The task = Restate the data word for word and leave the images out.

Given information =

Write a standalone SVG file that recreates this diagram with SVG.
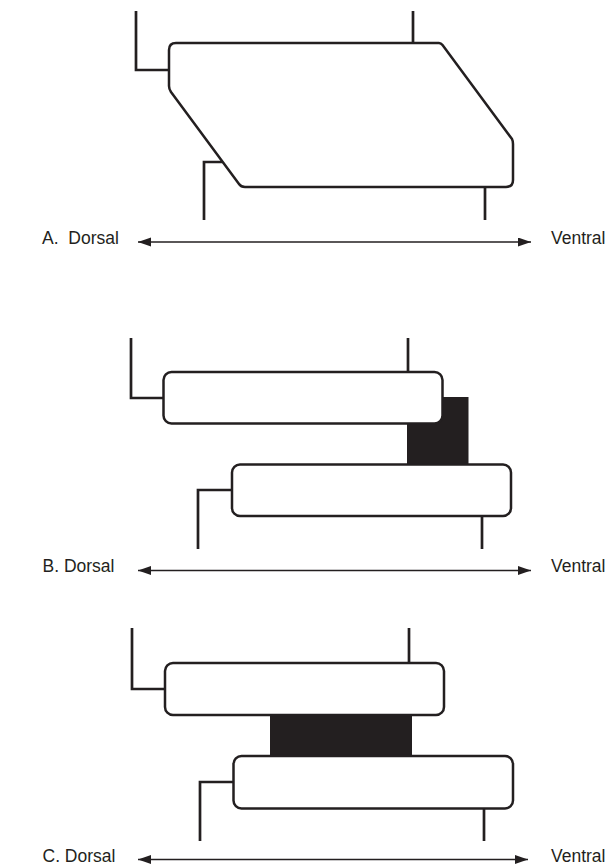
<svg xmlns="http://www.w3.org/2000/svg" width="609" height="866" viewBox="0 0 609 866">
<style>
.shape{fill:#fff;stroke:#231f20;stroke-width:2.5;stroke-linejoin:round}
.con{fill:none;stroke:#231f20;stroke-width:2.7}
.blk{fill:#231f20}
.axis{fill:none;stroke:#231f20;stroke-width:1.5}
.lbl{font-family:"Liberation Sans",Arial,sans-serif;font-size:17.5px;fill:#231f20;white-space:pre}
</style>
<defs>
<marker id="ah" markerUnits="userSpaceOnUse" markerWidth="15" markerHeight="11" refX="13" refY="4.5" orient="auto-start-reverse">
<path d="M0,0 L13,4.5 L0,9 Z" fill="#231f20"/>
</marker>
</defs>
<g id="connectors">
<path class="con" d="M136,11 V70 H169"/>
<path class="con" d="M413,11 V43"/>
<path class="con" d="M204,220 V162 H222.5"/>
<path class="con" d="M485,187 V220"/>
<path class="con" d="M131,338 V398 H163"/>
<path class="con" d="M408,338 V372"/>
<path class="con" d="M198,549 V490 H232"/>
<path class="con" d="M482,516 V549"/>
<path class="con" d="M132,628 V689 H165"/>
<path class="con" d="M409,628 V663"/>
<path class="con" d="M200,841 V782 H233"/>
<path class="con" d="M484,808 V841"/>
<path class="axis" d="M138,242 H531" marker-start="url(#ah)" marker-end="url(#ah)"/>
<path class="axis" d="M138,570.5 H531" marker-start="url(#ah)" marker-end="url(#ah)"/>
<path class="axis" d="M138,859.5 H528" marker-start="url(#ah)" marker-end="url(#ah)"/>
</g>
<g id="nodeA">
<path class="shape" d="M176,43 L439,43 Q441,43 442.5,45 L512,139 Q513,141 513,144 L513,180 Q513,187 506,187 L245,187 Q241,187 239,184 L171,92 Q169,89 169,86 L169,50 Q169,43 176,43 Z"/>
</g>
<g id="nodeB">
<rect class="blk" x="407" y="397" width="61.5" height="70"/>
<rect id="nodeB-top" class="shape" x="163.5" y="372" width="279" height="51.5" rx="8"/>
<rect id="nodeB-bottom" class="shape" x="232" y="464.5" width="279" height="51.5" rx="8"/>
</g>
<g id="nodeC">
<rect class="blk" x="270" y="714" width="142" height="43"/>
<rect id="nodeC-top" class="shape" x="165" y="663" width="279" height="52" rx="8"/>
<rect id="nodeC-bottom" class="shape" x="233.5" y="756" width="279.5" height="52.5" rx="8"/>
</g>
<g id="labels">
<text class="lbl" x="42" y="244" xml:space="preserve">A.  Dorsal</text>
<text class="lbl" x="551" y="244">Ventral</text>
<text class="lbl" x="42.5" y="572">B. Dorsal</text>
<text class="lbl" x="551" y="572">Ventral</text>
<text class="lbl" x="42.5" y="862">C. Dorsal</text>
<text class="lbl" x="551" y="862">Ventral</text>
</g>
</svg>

Exercise response =
Write a standalone SVG file that recreates this diagram with SVG.
<svg xmlns="http://www.w3.org/2000/svg" width="609" height="866" viewBox="0 0 609 866">
<style>
.shape{fill:#fff;stroke:#231f20;stroke-width:2.5;stroke-linejoin:round}
.con{fill:none;stroke:#231f20;stroke-width:2.7}
.blk{fill:#231f20}
.axis{fill:none;stroke:#231f20;stroke-width:1.5}
.lbl{font-family:"Liberation Sans",Arial,sans-serif;font-size:17.5px;fill:#231f20;white-space:pre}
</style>
<defs>
<marker id="ah" markerUnits="userSpaceOnUse" markerWidth="15" markerHeight="11" refX="13" refY="4.5" orient="auto-start-reverse">
<path d="M0,0 L13,4.5 L0,9 Z" fill="#231f20"/>
</marker>
</defs>
<g id="connectors">
<path class="con" d="M136,11 V70 H169"/>
<path class="con" d="M413,11 V43"/>
<path class="con" d="M204,220 V162 H222.5"/>
<path class="con" d="M485,187 V220"/>
<path class="con" d="M131,338 V398 H163"/>
<path class="con" d="M408,338 V372"/>
<path class="con" d="M198,549 V490 H232"/>
<path class="con" d="M482,516 V549"/>
<path class="con" d="M132,628 V689 H165"/>
<path class="con" d="M409,628 V663"/>
<path class="con" d="M200,841 V782 H233"/>
<path class="con" d="M484,808 V841"/>
<path class="axis" d="M138,242 H531" marker-start="url(#ah)" marker-end="url(#ah)"/>
<path class="axis" d="M138,570.5 H531" marker-start="url(#ah)" marker-end="url(#ah)"/>
<path class="axis" d="M138,859.5 H528" marker-start="url(#ah)" marker-end="url(#ah)"/>
</g>
<g id="nodeA">
<path class="shape" d="M176,43 L439,43 Q441,43 442.5,45 L512,139 Q513,141 513,144 L513,180 Q513,187 506,187 L245,187 Q241,187 239,184 L171,92 Q169,89 169,86 L169,50 Q169,43 176,43 Z"/>
</g>
<g id="nodeB">
<rect class="blk" x="407" y="397" width="61.5" height="70"/>
<rect id="nodeB-top" class="shape" x="163.5" y="372" width="279" height="51.5" rx="8"/>
<rect id="nodeB-bottom" class="shape" x="232" y="464.5" width="279" height="51.5" rx="8"/>
</g>
<g id="nodeC">
<rect class="blk" x="270" y="714" width="142" height="43"/>
<rect id="nodeC-top" class="shape" x="165" y="663" width="279" height="52" rx="8"/>
<rect id="nodeC-bottom" class="shape" x="233.5" y="756" width="279.5" height="52.5" rx="8"/>
</g>
<g id="labels">
<text class="lbl" x="42" y="244" xml:space="preserve">A.  Dorsal</text>
<text class="lbl" x="551" y="244">Ventral</text>
<text class="lbl" x="42.5" y="572">B. Dorsal</text>
<text class="lbl" x="551" y="572">Ventral</text>
<text class="lbl" x="42.5" y="862">C. Dorsal</text>
<text class="lbl" x="551" y="862">Ventral</text>
</g>
</svg>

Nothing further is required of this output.